I’m using TensorFlow.js / Keras to train a model that would automatically solve Tetris in the browser.
Currently the model is not very good; what would be the next steps in learning how to improve it? – I’m learning both the theory and the TensorFlow / Keras APIs at the same time, so it is a little difficult.
My current idea is that I somehow need to introduce memory into the model, or parametrise the reward function; not sure how to do neither theoretically nor in practically.
opened 02:42PM - 12 Jan 23 UTC
## Problem
The model quickly (~ 100 games) learns not to be utterly rubbish, … but soon settles to a performance level when it sometimes clears a line. The model currently takes its cue from the Reward.get_reward() method, but using model.predict() is markedly worse than using the best-scored move straight from the reward function.
## Input, output, reward
The model input is the state of the board, the current's piece shape, and sundries, the input shape is a flat (1, 226) tensor. The output is the desired rotation and position of the piece (4 rotations x 10 column positions = 40 possible moves), a (1, 40)-shaped tensor. The reward function looks ahead and computes the state of the board after performing each of the 40 possible moves, but the model itself only has access to the current board state.
Working on the level of piece placement (drop piece in column 3 at rotation 2) should give better results than working on the level of individual piece movements (left, left, left, rotate, left, rotate).
## Potential paths to improvement
* Allow the model to maximise the reward across several moves -- add memory?

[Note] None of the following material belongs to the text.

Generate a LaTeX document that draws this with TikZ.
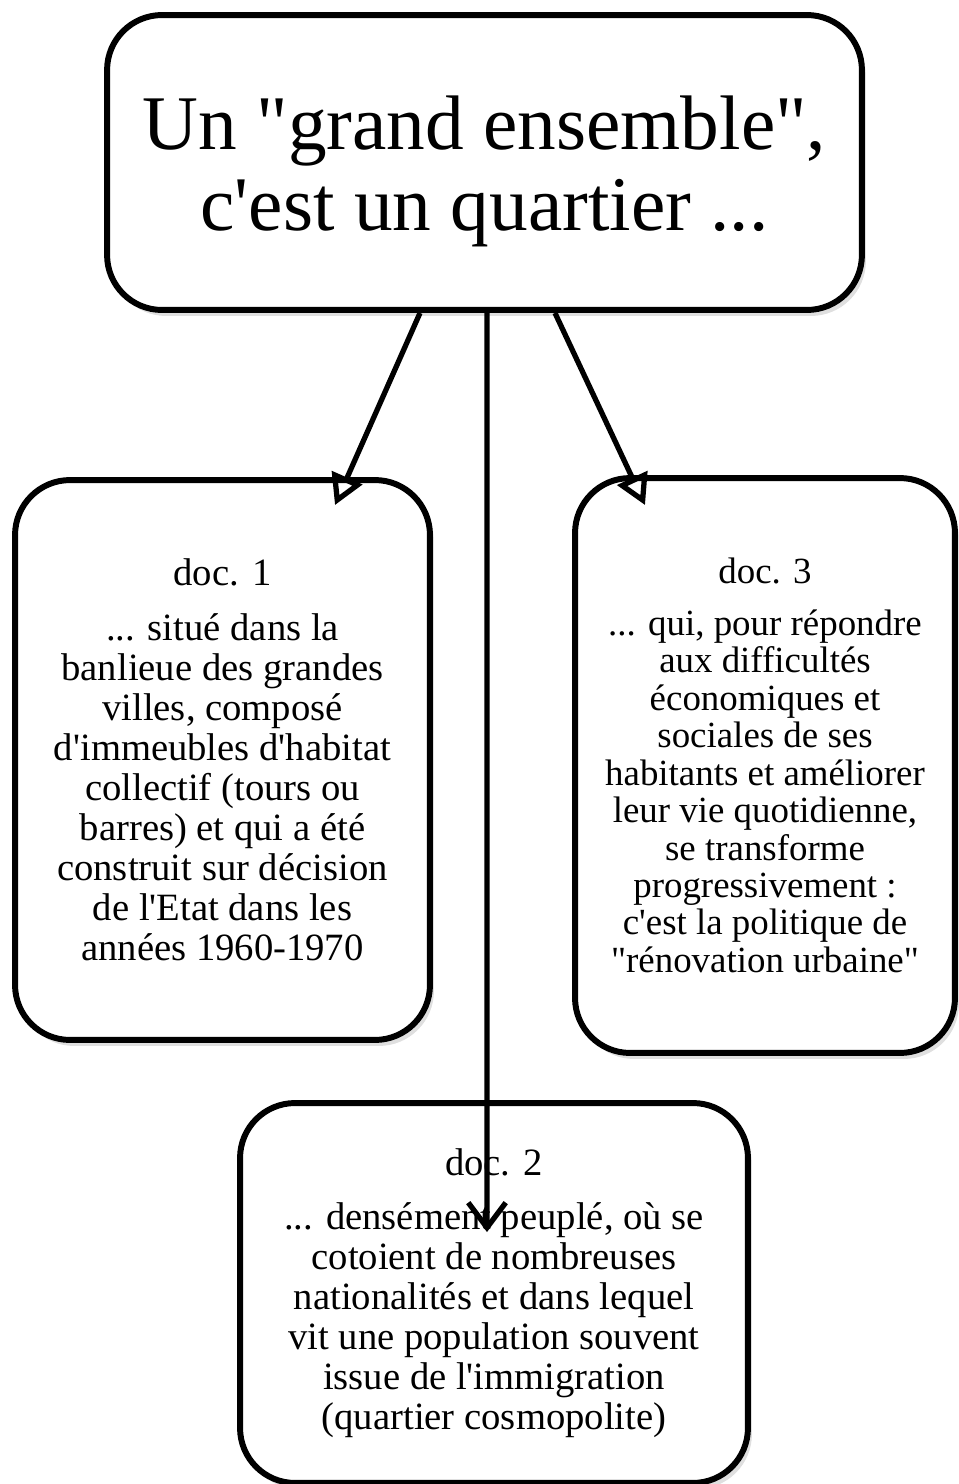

* Parametrise the Reward.get_reward() function with learnable TenserFlow parameters, so that the reward function itself improves in order to clear lines

https://github.com/rdancer/Tetris-2023/blob/f42b1328b704baeff7553f1c2ca687df9bf3c787/ml/model.py#L102-L115
https://github.com/rdancer/Tetris-2023/blob/f42b1328b704baeff7553f1c2ca687df9bf3c787/ml/reward.py#L115-L122
I am not very familiar either with this kind of problem but maybe you could have a look on Reinforcement Learning, it might be suitable for it.